Work to do - Leaving the pictures out, print the lines from the first line of the listing through the line containing "plt.rcParams['font.family'] = ['Lato', 'DejaVu", exactly as they read, and no others.

Stored data -
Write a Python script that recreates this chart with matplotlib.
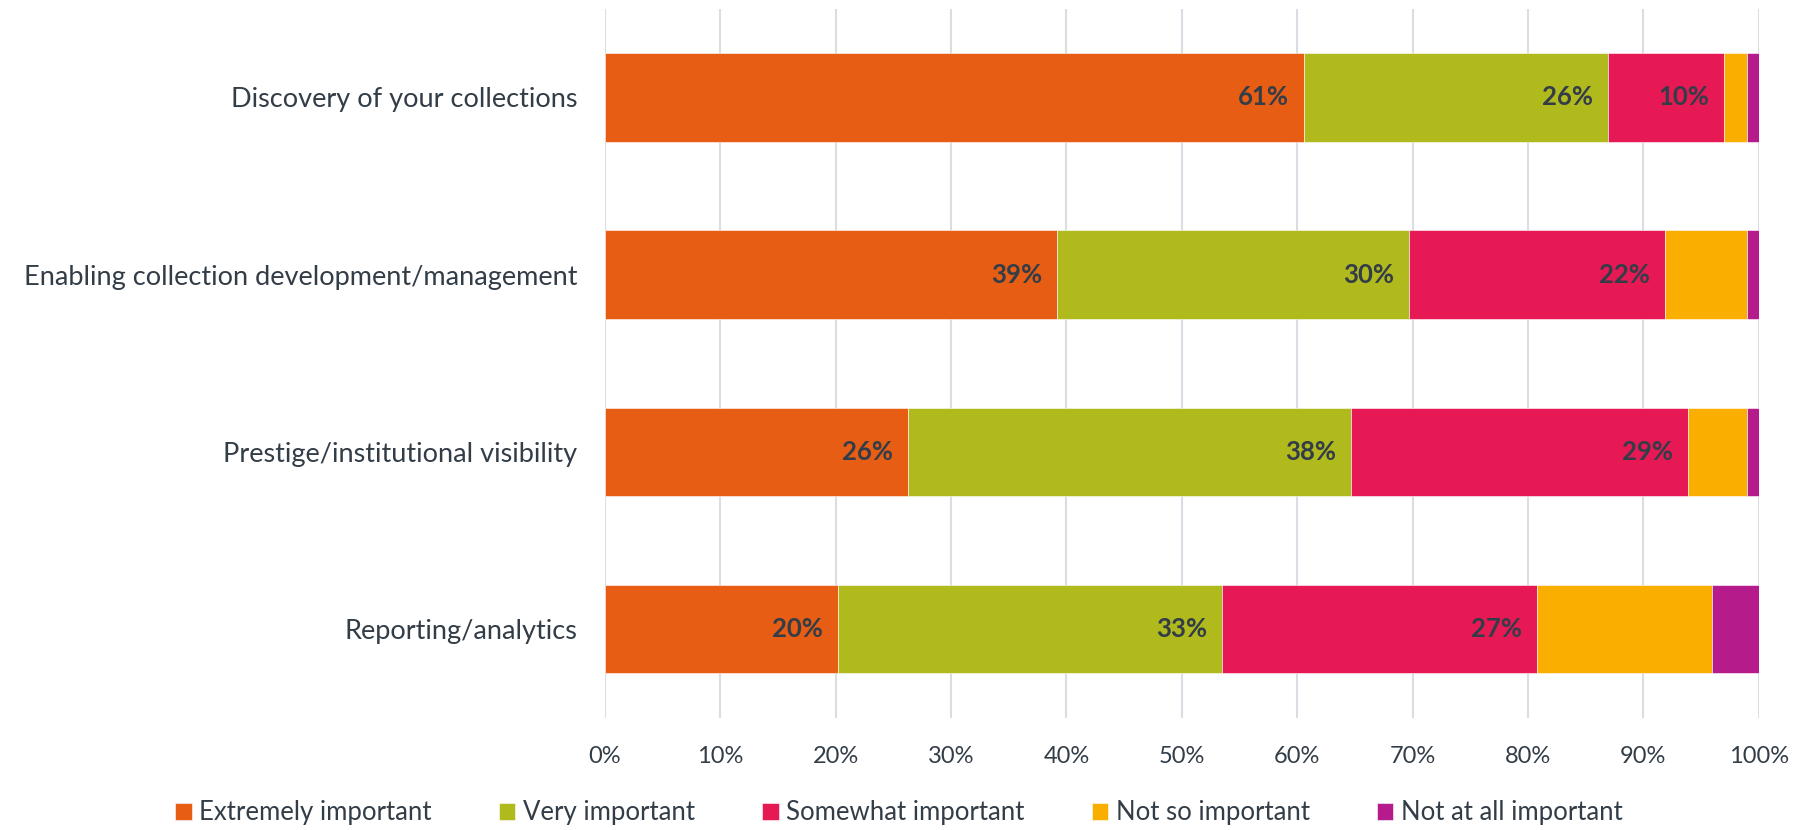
import matplotlib
matplotlib.use('Agg')
import matplotlib.pyplot as plt
import numpy as np

plt.rcParams['font.family'] = ['Lato', 'DejaVu Sans']

categories = ['Discovery of your collections',
              'Enabling collection development/management',
              'Prestige/institutional visibility',
              'Reporting/analytics']
series = ['Extremely important', 'Very important', 'Somewhat important',
          'Not so important', 'Not at all important']
extremely = [60.6, 39.2, 26.3, 20.2]
very = [26.3, 30.5, 38.4, 33.3]
somewhat = [10.1, 22.2, 29.2, 27.3]
not_so = [2.0, 7.1, 5.1, 15.2]
not_at_all = [1.0, 1.0, 1.0, 4.0]
labels_shown = [True, True, True, False, False]

colors = ['#E85D14', '#B1BA1D', '#E61955', '#F9AE00', '#B61B8C']
text_color = '#333D47'

fig = plt.figure(figsize=(17.98, 8.30), dpi=100)
ax = fig.add_axes([0.3365, 0.1352, 0.9781 - 0.3365, 0.9893 - 0.1352])

y = np.arange(len(categories))
left = np.zeros(len(categories))
for name, vals, col, show in zip(series, [extremely, very, somewhat, not_so, not_at_all],
                                 colors, labels_shown):
    vals = np.array(vals)
    ax.barh(y, vals, left=left, height=0.5, color=col, label=name,
            edgecolor='white', linewidth=0.4, zorder=3)
    if show:
        for yi, l, v in zip(y, left, vals):
            ax.text(l + v - 1.3, yi, f'{v:.0f}%', ha='right', va='center',
                    fontsize=18.5, fontweight='bold', color=text_color, zorder=4)
    left += vals

ax.set_xlim(0, 100)
ax.set_ylim(len(categories) - 0.5, -0.5)
ax.set_yticks(y)
ax.set_yticklabels(categories, fontsize=19.5, color=text_color)
ax.set_xticks(np.arange(0, 101, 10))
ax.set_xticklabels([f'{v}%' for v in range(0, 101, 10)], fontsize=17, color=text_color)
ax.tick_params(axis='both', length=0)
ax.tick_params(axis='y', pad=20)
ax.tick_params(axis='x', pad=20)
ax.grid(axis='x', color='#D9DEE4', linewidth=1.5, zorder=0)
for s in ax.spines.values():
    s.set_visible(False)

fig.legend(loc='lower center', bbox_to_anchor=(0.5, -0.022), ncol=5, frameon=False,
           fontsize=18.5, handlelength=0.65, handleheight=0.65, handletextpad=0.3,
           columnspacing=2.6, labelcolor=text_color)

fig.savefig('out.png', dpi=100)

Result for this exercise -
Write a Python script that recreates this chart with matplotlib.
import matplotlib
matplotlib.use('Agg')
import matplotlib.pyplot as plt
import numpy as np

plt.rcParams['font.family'] = ['Lato', 'DejaVu Sans']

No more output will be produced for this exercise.